OvOtoQAQ commented 2 months ago

Hi,

Thanks for your kind reply! Modifying the Khachiyan Algorithm is a little too fundamental and hard for me, so I tried another iterative optimization method to get a ellipse for 2d points as follows,

from scipy.optimize import minimize

def ellipse_area(params):
    r_maj, r_min, x_c, y_c = params
    return np.pi * r_maj * r_min

def constraint(params, x, y):
    r_maj, r_min, x_c, y_c = params
    return 1 - ((x - x_c)**2 / r_maj**2 + (y - y_c)**2 / r_min**2)

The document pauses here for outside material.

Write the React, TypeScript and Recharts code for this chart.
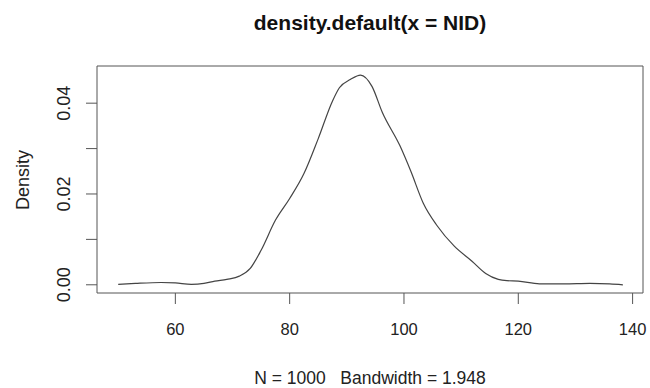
import React from "react";
import { Line, LineChart, ReferenceArea, XAxis, YAxis } from "recharts";

// density estimate
const nidValues = [
  50, 53, 57.5, 60, 62.8, 65, 66.9, 69, 71.2, 73.1, 75, 77.5, 80, 82.5, 85,
  87.5, 88.7, 90.6, 92.4, 94.4, 96.2, 99.3, 101.2, 103.4, 105.8, 108.8, 111.9,
  114.3, 116.5, 118, 120, 123.7, 128, 132.5, 136, 138.3,
];
const densityValues = [
  0.0001, 0.0003, 0.0005, 0.0004, 0.0001, 0.0003, 0.0008, 0.0012, 0.0019,
  0.0036, 0.0076, 0.0142, 0.019, 0.0245, 0.0322, 0.0405, 0.0434, 0.0452,
  0.0462, 0.0437, 0.038, 0.0306, 0.025, 0.0179, 0.013, 0.0085, 0.0052, 0.0025,
  0.0012, 0.0009, 0.0008, 0.0002, 0.0002, 0.0003, 0.0002, 0.0,
];
const xTicks = [60, 80, 100, 120, 140];
const yTicks = [0, 0.01, 0.02, 0.03, 0.04];
const yTickLabels = ["0.00", "", "0.02", "", "0.04"];

const title = "density.default(x = NID)";
const subtitle = "N = 1000   Bandwidth = 1.948";

const data = nidValues.map((x, i) => ({ x, density: densityValues[i] }));

const xDomain: [number, number] = [46.29, 141.82];
const yDomain: [number, number] = [-0.00181, 0.04819];

const font = "'Liberation Sans', Arial, Helvetica, sans-serif";
const ink = "#222";
const lineColor = "#555";

function XTick(props: any) {
  const { x, y, payload } = props;
  return (
    <text
      x={x}
      y={y + 23}
      textAnchor="middle"
      dominantBaseline="central"
      fontFamily={font}
      fontSize={16.5}
      fill={ink}
    >
      {payload.value}
    </text>
  );
}

function YTick(props: any) {
  const { x, y, index } = props;
  const label = yTickLabels[index];
  if (!label) return null;
  return (
    <text
      x={x - 19.5}
      y={y}
      transform={`rotate(-90, ${x - 19.5}, ${y})`}
      textAnchor="middle"
      dominantBaseline="central"
      fontFamily={font}
      fontSize={18}
      fill={ink}
    >
      {label}
    </text>
  );
}

export default function App() {
  return (
    <div style={{ position: "absolute", left: 0, top: 0, width: 650, height: 388, background: "#fff" }}>
      <LineChart
        width={650}
        height={388}
        data={data}
        margin={{ top: 66, right: 7, bottom: 55, left: 37 }}
      >
        <XAxis
          type="number"
          dataKey="x"
          domain={xDomain}
          ticks={xTicks}
          allowDataOverflow
          axisLine={false}
          tickSize={11}
          tickLine={{ stroke: lineColor }}
          tick={<XTick />}
          height={40}
        />
        <YAxis
          type="number"
          domain={yDomain}
          ticks={yTicks}
          allowDataOverflow
          axisLine={false}
          tickSize={11}
          tickLine={{ stroke: lineColor }}
          tick={<YTick />}
          width={60}
        />
        <ReferenceArea
          x1={xDomain[0]}
          x2={xDomain[1]}
          y1={yDomain[0]}
          y2={yDomain[1]}
          fill="none"
          stroke={lineColor}
          strokeWidth={1}
          ifOverflow="visible"
        />
        <Line
          type="monotone"
          dataKey="density"
          stroke="#444"
          strokeWidth={1.2}
          dot={false}
          activeDot={false}
          isAnimationActive={false}
        />
        <text
          x={370}
          y={22}
          textAnchor="middle"
          dominantBaseline="central"
          fontFamily={font}
          fontSize={21}
          fontWeight="bold"
          fill="#111"
        >
          {title}
        </text>
        <text
          x={370}
          y={378}
          textAnchor="middle"
          dominantBaseline="central"
          fontFamily={font}
          fontSize={17.5}
          fill={ink}
          style={{ whiteSpace: "pre" }}
        >
          {subtitle}
        </text>
        <text
          x={22.5}
          y={180}
          transform="rotate(-90, 22.5, 180)"
          textAnchor="middle"
          dominantBaseline="central"
          fontFamily={font}
          fontSize={18}
          fill={ink}
        >
          Density
        </text>
      </LineChart>
    </div>
  );
}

def quadratic_programming(layer_points, init_a, init_b):
    x = layer_points[:, 0]
    y = layer_points[:, 1]

    r_maj_init = init_a
    r_min_init = init_b
    x_c_init = np.mean(x)
    y_c_init = np.mean(y)
    initial_guess = [r_maj_init, r_min_init, x_c_init, y_c_init]

    cons = {'type': 'ineq', 'fun': lambda params: constraint(params, x, y)}

    result = minimize(ellipse_area, initial_guess, constraints=cons)
    x0, y0, a, b = result.x[2], result.x[3], result.x[0], result.x[1]
    return x0, y0, a, b

Hope it will help:)